Dabei hätte das postkommunistische Rumänien politische Stabilität und effizientes Regieren dringend nötig. Von der weltweiten Finanz- und Wirtschaftskrise ist das Land seit 2008 schwer betroffen. Die Wirtschaft schrumpft, ein Drittel der Bevölkerung lebt am oder unter dem Existenzminimum, immer mehr gut Gebildete wandern ganz aus ihrer Heimat aus.
Präsident vs. Premier – Der Kampf geht weiter
Das Gesetz in Rumänien sieht vor, dass nach der Wahl der Präsident dem neugewählten Parlament den Regierungschef vorschlägt – in der Regel soll das der Kandidat mit den meisten Stimmen sein. Ob Traian Basescu aber tatsächlich Victor Ponta ernennen will, ist noch unklar. Im Vorfeld der Wahlen hatte er mehrmals angedeutet, das wolle er nicht tun. Sollte er einen anderen Kandidaten vorschlagen, und das Parlament das zweimal ablehnt, wird es in Rumänien Neuwahlen geben.

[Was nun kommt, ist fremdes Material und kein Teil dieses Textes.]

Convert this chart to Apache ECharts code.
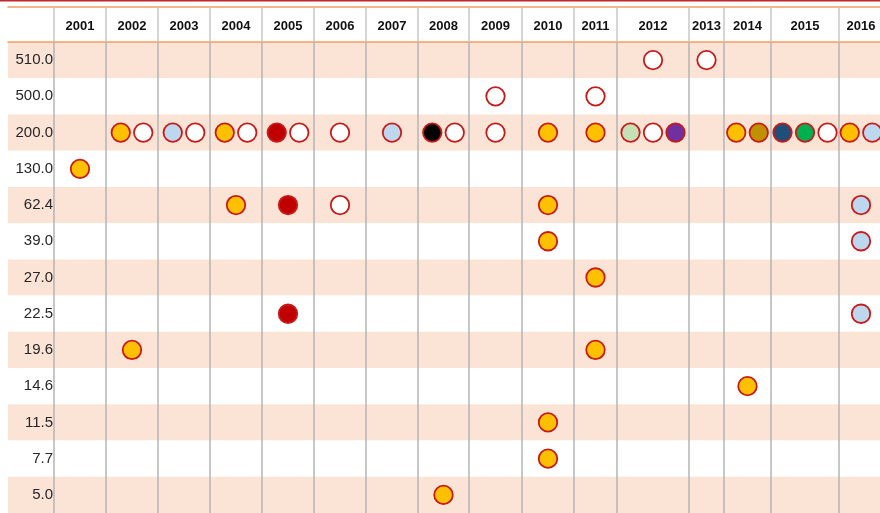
<!DOCTYPE html>
<html>
<head>
<meta charset="utf-8">
<script src="https://cdn.jsdelivr.net/npm/echarts@6/dist/echarts.min.js"></script>
<style>
  html, body { margin: 0; padding: 0; background: #fff; }
  #chart { width: 880px; height: 513px; }
</style>
</head>
<body>
<div id="chart"></div>
<script>
// column headers and row labels
var years = ['2001', '2002', '2003', '2004', '2005', '2006', '2007', '2008',
             '2009', '2010', '2011', '2012', '2013', '2014', '2015', '2016'];
var levels = ['510.0', '500.0', '200.0', '130.0', '62.4', '39.0', '27.0',
              '22.5', '19.6', '14.6', '11.5', '7.7', '5.0'];

// year, level, fills of the circles in that cell (left to right)
var marks = [
  ['2001', '130.0', ['gold']],
  ['2002', '200.0', ['gold', 'white']],
  ['2002', '19.6', ['gold']],
  ['2003', '200.0', ['lightblue', 'white']],
  ['2004', '200.0', ['gold', 'white']],
  ['2004', '62.4', ['gold']],
  ['2005', '200.0', ['darkred', 'white']],
  ['2005', '62.4', ['darkred']],
  ['2005', '22.5', ['darkred']],
  ['2006', '200.0', ['white']],
  ['2006', '62.4', ['white']],
  ['2007', '200.0', ['lightblue']],
  ['2008', '200.0', ['black', 'white']],
  ['2008', '5.0', ['gold']],
  ['2009', '500.0', ['white']],
  ['2009', '200.0', ['white']],
  ['2010', '200.0', ['gold']],
  ['2010', '62.4', ['gold']],
  ['2010', '39.0', ['gold']],
  ['2010', '11.5', ['gold']],
  ['2010', '7.7', ['gold']],
  ['2011', '500.0', ['white']],
  ['2011', '200.0', ['gold']],
  ['2011', '27.0', ['gold']],
  ['2011', '19.6', ['gold']],
  ['2012', '510.0', ['white']],
  ['2012', '200.0', ['lightgreen', 'white', 'purple']],
  ['2013', '510.0', ['white']],
  ['2014', '200.0', ['gold', 'olive']],
  ['2014', '14.6', ['gold']],
  ['2015', '200.0', ['navy', 'green', 'white']],
  ['2016', '200.0', ['gold', 'lightblue']],
  ['2016', '62.4', ['lightblue']],
  ['2016', '39.0', ['lightblue']],
  ['2016', '22.5', ['lightblue']]
];

// styles
var fillColors = {
  gold: '#FFC000', white: '#FFFFFF', lightblue: '#BDD7EE', darkred: '#C00000',
  black: '#000000', lightgreen: '#C5E0B4', purple: '#7030A0', olive: '#BF9000',
  navy: '#1F4E79', green: '#00B050'
};
// table layout (px); the last column runs past the right edge
var colWidths = [52, 52, 52, 52, 52, 52, 52, 51, 53, 52, 43, 72, 35, 47, 68, 44];
var labelColWidth = 46;
var visibleWidth = 826;
var slotGap = 22.5;

var edges = [0];
colWidths.forEach(function (w, i) { edges.push(edges[i] + w); });
var centers = colWidths.map(function (w, i) { return edges[i] + w / 2; });
var innerEdges = edges.filter(function (e) { return e <= visibleWidth; });

var seriesMap = {};
var series = Object.keys(fillColors).map(function (name) {
  var s = {
    type: 'scatter',
    name: name,
    symbol: 'circle',
    symbolSize: 18.5,
    itemStyle: {
      color: fillColors[name],
      borderColor: '#C91A1A',
      borderWidth: 1.8,
      opacity: 1
    },
    z: 5,
    data: []
  };
  seriesMap[name] = s;
  return s;
});

marks.forEach(function (m) {
  var c = centers[years.indexOf(m[0])];
  var n = m[2].length;
  m[2].forEach(function (fill, k) {
    seriesMap[fill].data.push([c + (k - (n - 1) / 2) * slotGap, m[1]]);
  });
});

var gridLine = '#B4B4B4';
var orange = '#F29D62';

var myChart = echarts.init(document.getElementById('chart'));
myChart.setOption({
  animation: false,
  textStyle: { fontFamily: 'Liberation Sans' },
  grid: {
    left: 8,
    top: 42,
    right: 0,
    bottom: 0,
    containLabel: false
  },
  xAxis: [
    {
      type: 'value',
      position: 'top',
      min: -labelColWidth,
      max: visibleWidth,
      axisLine: { show: true, lineStyle: { color: orange, width: 1.5 } },
      axisTick: {
        show: true,
        inside: false,
        length: 35,
        customValues: innerEdges,
        lineStyle: { color: '#C8C8C8', width: 1.5 }
      },
      axisLabel: {
        show: true,
        customValues: centers,
        margin: 9,
        fontSize: 13,
        fontWeight: 'bold',
        color: '#111',
        showMaxLabel: true,
        formatter: function (v) {
          for (var i = 0; i < centers.length; i++) {
            if (Math.abs(centers[i] - v) < 0.5) return years[i];
          }
          return '';
        }
      },
      splitLine: { show: true, lineStyle: { color: gridLine, width: 1.5 } }
    },
    {
      type: 'value',
      position: 'top',
      offset: 35,
      min: -labelColWidth,
      max: visibleWidth,
      axisLine: { show: true, lineStyle: { color: orange, width: 1.5 } },
      axisTick: { show: false },
      axisLabel: { show: false },
      splitLine: { show: false }
    }
  ],
  yAxis: {
    type: 'category',
    inverse: true,
    data: levels,
    axisLine: { show: false },
    axisTick: { show: false },
    axisLabel: {
      inside: true,
      align: 'right',
      margin: 45,
      fontSize: 15,
      color: '#262626'
    },
    splitLine: { show: false },
    splitArea: { show: true, areaStyle: { color: ['#FBE4D6', '#FFFFFF'] } }
  },
  graphic: [
    {
      type: 'rect',
      shape: { x: 0, y: 0, width: 880, height: 1.5 },
      style: { fill: '#C0282D' }
    }
  ],
  series: series
});
</script>
</body>
</html>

Auf die nächsten Schritte des Präsidenten sind nun nicht nur zahlreiche Rumänen sowie Partner in der EU gespannt – auch George "Gigi" Becali wird bald wieder die Gelegenheit haben, seine Tiraden vor der großen Bühne des Parlaments zu schwingen. Er ist nämlich nun ein gewählter Volksvertreter – mit über 50 Prozent der Stimmen in einem Bukarester Wahlbezirk.